Do You Understand What We Are Saying?

By Teeuwe Mevissen, Senior Macro Strategist at Rabobank

The Federal Reserve’s ability to influence the economy depends on whether “people understand what we are saying,” according to Fed Chair Jerome Powell. So did market participants not understand what the Fed was saying for quite some time? Or, more likely, did markets simply not believe the Fed’s narrative for a long time? Looking at yesterday’s sharp movements that seems to be pointing more in that direction. Indeed, yesterday saw markets being confronted with nothing less than a bond sell off. This all despite data that showed that inflation in Europe decreased further and even came out lower than expected. Many reasons for yesterday’s moves were given.

Some pointed towards the oil market where dwindling stockpiles and fears of falling crude supplies globally fanned inflation fears. Others mentioned the looming government shutdown in the US, which our US and Fed strategist Philip Marey has covered for you in his latest special and which can be found here. For those who want the very brief summary. It looks like the government is going into a government shutdown on Sunday. The main reason for that being divisions within the GOP between the House Freedom Caucus and the rest of the Republicans. Then some ‘blamed’ hawkish central bankers like Kashkari and Nagel who clearly left open the possibility for more rate hikes. Yet others claim that the market has finally woken up to the idea that rates are likely to stay higher for longer. In other words they might finally understand what the Fed has been saying. While all of the above likely had some influence on yesterday’s movements, considering the fact that the fed funds future for December 2024 declined last month, the recent moves can also point to a rise in the term premium, which -unfortunately- is a technical construct and could reflect anything, from liquidity premiums to inflation risk premiums AND uncertainty about future policy rates (which, again, may also include a ‘higher for longer’ acknowledgement by market participants, albeit at a longer projection horizon).

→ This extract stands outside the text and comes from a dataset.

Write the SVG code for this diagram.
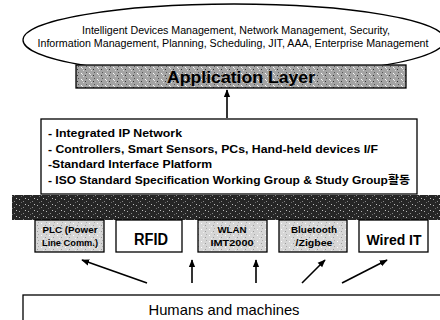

Japan has also been hit  by a selloff of its government bonds and those bonds are set for the worst quarterly selloff in two decades. But while these securities have lost about 3% during the third quarter, non-Japanese government bonds have slumped no less than 4.6%. Still, the yield on a 10-year Japanese government bond reached the highest level in 10-years at 0.755%. An important reason is that the Bank of Japan did not raise interest rates yet but this also means that, should the BoJ start raising rates next year, Japanese bonds will be under more pressure.

But whatever the reason or reasons, bond holders took a big hit yesterday with long term European and US yields rising 10 basis points or more. Moreover, the spread between 10 year Bunds and 10-year BTP’s also rose to 200 basis points. Today we see a slight reversal in bond yields bringing down both the 10-years EUR swap and the German 10-year bund with 5 basis points at the moment of writing. This brings the yields to 3.40% and 2.87% respectively. Some dovish leaning comments and news about a possible encounter between Biden and Xi seem to have done the trick. Also stocks are recovering a bit today, which is the last trading day of a disappointing third quarter for stock markets.

Today also saw a slew of data coming from Japan. Today’s inflation data showed that inflation was slightly higher in YoY terms than expected (2.8% vs 2.7% expected) while core inflation came out slightly lower than expected. Ex-food inflation stood at 2.5% YoY but ex-food and -energy prices rose 3.8%, meaning that the underlying rate of inflation is still well above 2%.  August retail sales also went up 7% YoY although compared to the previous month of July, retail sales only rose with 0.1%. Industrial production remained unchanged compared to the previous month but on an annual base it still reported a decline of 3.8%.

This morning also saw a lot of data coming in from the United Kingdom. Second estimates regarding economic growth over the second quarter of this year showed some interesting revisions. While QoQ GDP growth was still estimated to be 0.2%, the annual growth figure was revised upwards from 0.40% to 0.60%. And while consumption and government spending where lower than initially reported, business investments showed a surprising acceleration rising 4.1% compared to the first quarter of this year. Finally, Germany saw some disappointing retail sales figures showing that consumers spent 1.2% less compared to last month and 1.09% less compared to a year ago. This all reflecting the difficult economic position that Germany finds itself in, the result of a long era of erroneous policies regarding trade, energy and security.